项知节将左手探入袖中,攥住右腕,贪恋地汲取着那一缕温暖的体温。

……老师握他的手了。

既是如此,别说失马,就算失身,他也愿意。

作者有话要说:

小六:前提是失给老师。[合十]

第258章 拉扯(二)

很快,项知节就知道何为“失马”了。

项铮召项知允,即刻入宫面圣,与项知节一道觐见。

而笑面老狐狸常遇兴刚一出了宫去,就着亲信递了信给五皇子,将他在御前听到的三言两语透了出去。

这位老尚书为官之道向来圆滑,讲究的是个明哲保身,专挑个关键时刻不轻不重地递个台阶给人下。

至于受惠之人能记几分恩情,全凭良心,他不在意,也不强求。

就像当初帮六皇子时,他也不过是随手给他那位乖孙孙寄了封信。

常遇兴以为那不过是一点顺水人情罢了。

招个魂而已。

对操持了一辈子祭祀大典、整日与繁文缛节打交道的常遇兴而言,这不过是安抚人心的把戏。

死者已矣,生者总要有个念想,才能好好地活下去不是?

而孙儿给他回信的时候,好像也没把这件事当成什么大事,口吻是一如既往的乖巧呆气:“爷爷,事尚未成,一切随缘,勿要心急。”

天知道他怎么就帮了个大的!

天知道这人真能得了天意,死而复生!

眼看木已成舟、覆水难收,人的魂都召回来了,总没有把活人塞回坟里去的道理,常尚书在长吁短叹一番后,只好把嘴巴闭紧,该干什么便干什么,该卖他的人情卖他的人情,继续做他那谁也不得罪的老好人。

项知允听闻风声,惨白着一张脸入了宫。

然而,在听到项铮的决定后,他惊愕地睁大了眼:“……父皇?”

“连话也听不明白了吗?”项铮冷冷看着他,“张粤的案子,你跑来朕这里耍小聪明;彰德府的案子,你又过犹不及,胡乱吹拍,这刑部的差事,朕看你是办不明白了,滚去户部督办太医院的药方研制吧。若再办砸,往后就不必在朕跟前晃悠了。”

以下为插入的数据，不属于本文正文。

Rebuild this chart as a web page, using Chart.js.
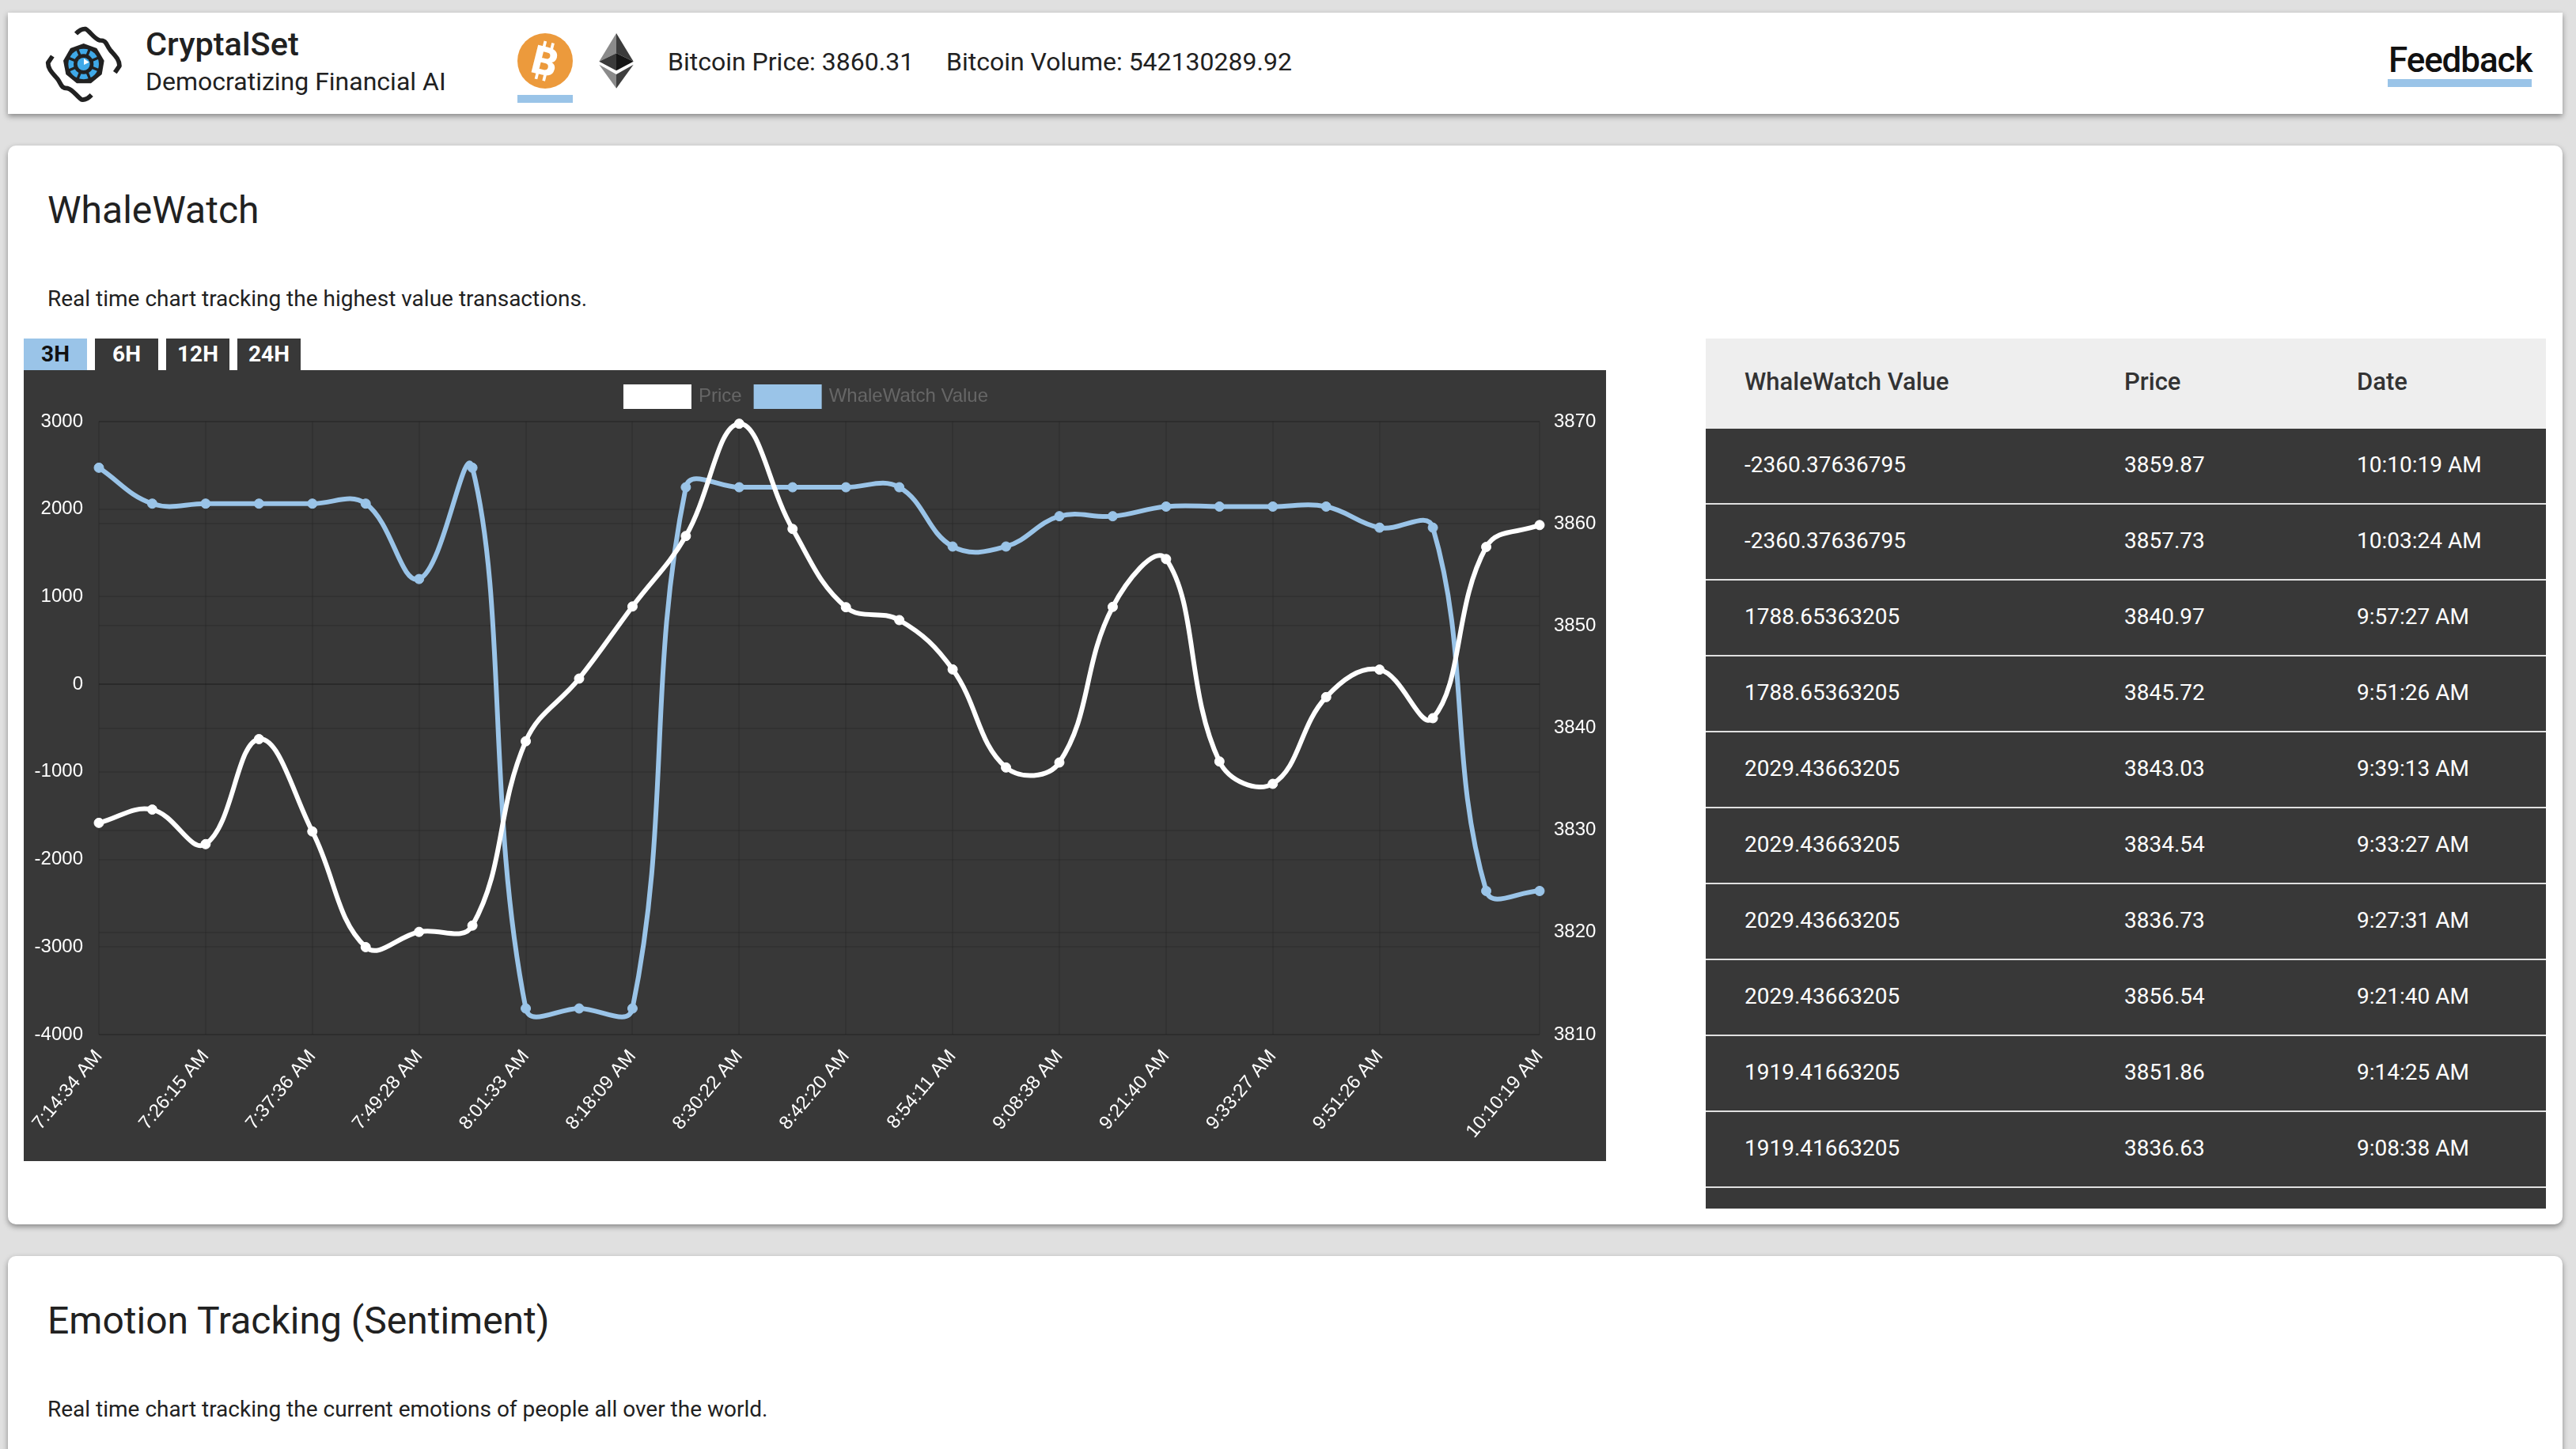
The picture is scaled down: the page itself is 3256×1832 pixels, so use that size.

这番训斥和着唾沫星子劈头盖脸地砸了下来,项知允却被一股狂喜冲得晕头转向。

……是他想的那个意思吗?

他偷眼瞥向身旁垂首肃立的项知节,试探道:“父皇,这回我是同六弟一道办差,还是……”

“小六自有他的去处。”项铮转向项知节,语气稍缓,“知节,你既重实务,便去工部历练吧。”